Goods enter the warehouse via one of 17 loading bay doors all with dock levelers. Many of the deliveries to the site are container loads that arrive from the Far East and, often, their contents are not palletized. In such cases goods are taken from the container, using ride-on pedestrian powered pallet trucks, to a marshalling where they are either put on to pallets and delivered by reach trucks to the high bay pallet racking in the bulk store or transferred directly to a cross docking area for onward shipment to the Maplin store network.

The bulk store features over 7,000 pallet positions and the pallet racking was supplied and installed by Jungheinrich. Full pallet loads are held in bulk on the upper racking levels while picking bays at ground level are used to make up shop-bound orders and orders from the website.  The bulk store feeds a forward pick area where smaller items are stored within a short span shelving system again supplied by Jungheinrich.
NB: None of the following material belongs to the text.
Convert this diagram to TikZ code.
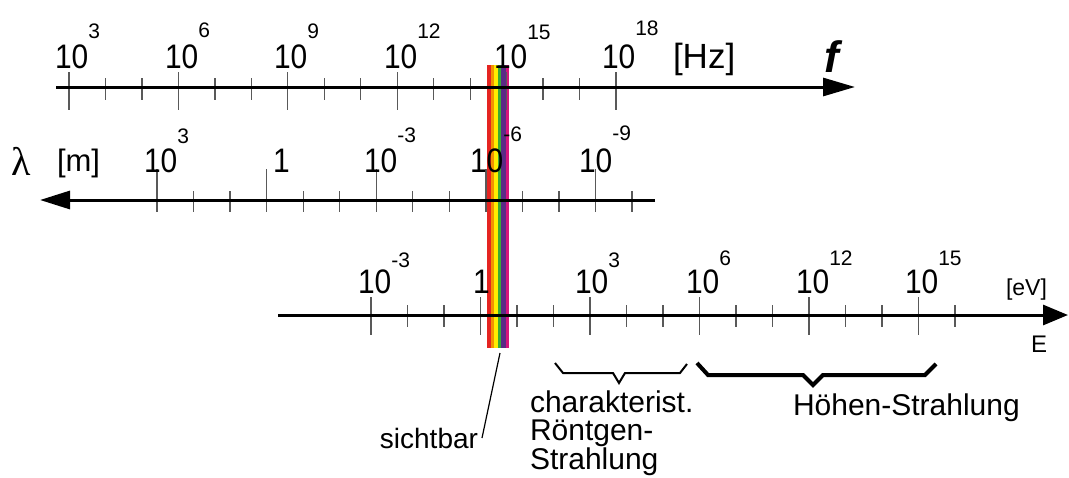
\documentclass[tikz,border=0pt]{standalone}
\usepackage{fontspec}
\setmainfont{Liberation Sans}
\newfontfamily\greekserif{Liberation Serif}
\usetikzlibrary{arrows.meta}
\definecolor{bred}{HTML}{E52421}
\definecolor{borange}{HTML}{F39200}
\definecolor{byellow}{HTML}{FFED00}
\definecolor{bgreen}{HTML}{3AAA35}
\definecolor{bviolet}{HTML}{5B2A86}
\definecolor{bmag}{HTML}{D6157C}
\newcommand\tenbase{\scalebox{0.88}[1]{\fontsize{34}{34}\selectfont 10}}
\newcommand\onebase{\scalebox{0.88}[1]{\fontsize{34}{34}\selectfont 1}}
\newcommand\expo[2]{\raisebox{#1pt}{\fontsize{21}{21}\selectfont #2}}
\begin{document}
\begin{tikzpicture}[x=1pt,y=-1pt,
  axis/.style={line width=3pt,black},
  tickmark/.style={line width=1.3pt,black!65},
  lab/.style={anchor=base west,inner sep=0pt,outer sep=0pt},
  txt/.style={inner sep=0pt,outer sep=0pt,font=\fontsize{30}{30}\selectfont},
  thinbrace/.style={line width=2pt,black,line join=miter},
  boldbrace/.style={line width=4pt,black,line join=miter}]
\useasboundingbox (0,0) rectangle (1069,477);
% visible band
\fill[bred]    (487,65) rectangle (491,348);
\fill[borange] (491,65) rectangle (494,348);
\fill[byellow] (494,65) rectangle (497.5,348);
\fill[bgreen]  (497.5,65) rectangle (501,348);
\fill[bviolet] (501,65) rectangle (506,348);
\fill[bmag]    (506,65) rectangle (508.5,348);
\coordinate (bandfoot) at (500,353);
% frequency axis
\coordinate (fstart) at (56,87);
\coordinate (fend) at (855,87);
\foreach \k in {0,3,...,15} \draw[tickmark] ({69+36.47*\k},72) -- ++(0,38);
\foreach \k in {1,2,4,5,7,8,10,11,13,14} \draw[tickmark] ({69+36.47*\k},78) -- ++(0,22);
\draw[axis,-{Triangle[length=32pt,width=18pt]}] (fstart) -- (fend);
\node[lab] (f3)  at (55,68)  {\tenbase\expo{30}{3}};
\node[lab] (f6)  at (165,68) {\tenbase\expo{31}{6}};
\node[lab] (f9)  at (274,68) {\tenbase\expo{30}{9}};
\node[lab] (f12) at (384,68) {\tenbase\expo{30}{12}};
\node[lab] (f15) at (494,68) {\tenbase\expo{29}{15}};
\node[lab] (f18) at (602,68) {\tenbase\expo{33}{18}};
\node[lab] (hz) at (673,68) {\fontsize{35}{35}\selectfont [Hz]};
\node[lab] (fsym) at (824,72) {\fontsize{44}{44}\selectfont\bfseries\itshape f};
% wavelength axis
\coordinate (lstart) at (655,200);
\coordinate (lend) at (40,200);
\foreach \k in {0,3,...,12} \draw[tickmark] ({157+36.54*\k},169) -- ++(0,43);
\foreach \k in {1,2,4,5,7,8,10,11,13} \draw[tickmark] ({157+36.54*\k},191) -- ++(0,21);
\draw[axis,-{Triangle[length=30pt,width=18pt]}] (lstart) -- (lend);
\node[lab] (lam) at (11,175) {\fontsize{40}{40}\greekserif λ};
\node[lab] (lunit) at (57,171) {\fontsize{31}{31}\selectfont [m]};
\node[lab] (l3)  at (144,172) {\tenbase\expo{29}{3}};
\node[lab] (l0)  at (273,172) {\onebase};
\node[lab] (lm3) at (364,172) {\tenbase\expo{30}{-3}};
\node[lab] (lm6) at (470,172) {\tenbase\expo{31}{-6}};
\node[lab] (lm9) at (579,172) {\tenbase\expo{32}{-9}};
% energy axis
\coordinate (estart) at (278,315);
\coordinate (eend) at (1068,315);
\foreach \k in {0,3,...,15} \draw[tickmark] ({371+36.5*\k},297) -- ++(0,38);
\foreach \k in {1,2,4,5,7,8,10,11,13,14,16} \draw[tickmark] ({371+36.5*\k},305) -- ++(0,22);
\draw[axis,-{Triangle[length=25pt,width=20pt]}] (estart) -- (eend);
\node[lab] (em3) at (358,293) {\tenbase\expo{26}{-3}};
\node[lab] (e0)  at (473,293) {\onebase};
\node[lab] (e3)  at (575,293) {\tenbase\expo{26}{3}};
\node[lab] (e6)  at (686,293) {\tenbase\expo{28}{6}};
\node[lab] (e12) at (796,293) {\tenbase\expo{28}{12}};
\node[lab] (e15) at (905,293) {\tenbase\expo{28}{15}};
\node[lab] (eunit) at (1006,295) {\fontsize{23}{23}\selectfont [eV]};
\node[lab] (esym) at (1031,352) {\fontsize{24}{24}\selectfont E};
% labels below
\node[txt,anchor=base east,font=\fontsize{28}{28}\selectfont] (vis) at (478,448) {sichtbar};
\coordinate (vislink) at (482,438);
\draw[line width=1.2pt] (bandfoot) -- (vislink);
\draw[thinbrace] (555,363) -- (563,373) -- (613,373) -- (619,383) -- (625,373) -- (680,373) -- (687,364);
\node[txt,anchor=base west,align=left,font=\fontsize{30}{27.5}\selectfont] (xray) at (530,469) {charakterist.\\Röntgen-\\Strahlung};
\draw[boldbrace] (697,363) -- (708,375) -- (803,375) -- (813,385) -- (823,375) -- (925,375) -- (936,364);
\node[txt,anchor=base west] (cosmic) at (793,415) {Höhen-Strahlung};
\end{tikzpicture}
\end{document}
Interestingly, because, Maplin supplies its stores with small quantities of many different line items orders for both the bricks and mortar outlets and those bound for individual mail order customers can be picked from the same pick face, as Gareth Hunt explains: Typically orders received via our website or from our catalogue are for two or three items, while we resupply our stores with small quatities of a wide range of SKUs very frequently, it therefore makes sense to have warehouse staff picking orders for stores alongside colleagues picking for individual customers.

A conveyor system links the bulk store, the order assembly area and the dispatch area.
Orders for stores are delivered via the conveyor system to the assembly station where they are collated on to pallets or blue tote boxes depending on the make up of the order before being transferred, again by conveyor, to the dispatch area. Orders generated by the companys website follow the same route but are packed and sent via courier (in this case DHL) directly to the customers home.

Material handling systems integration is, by definition, the bringing together of multiple technologies in an interconnected system and delivering successful integrated projects (regardless of every size) demands expertise across a whole spectrum of materials handling equipment, says Steve Richmond, General Manager of Jungheinrich UK Ltds Systems & Projects division Having a wide range of  products from pallet trucks to racking in the marketplace allowed us to provide a system that meets Maplin Electronics handling requirements , now and in the future and the system has been designed and built in such a way that it will be able to accommodate the companys growth for the next ten years.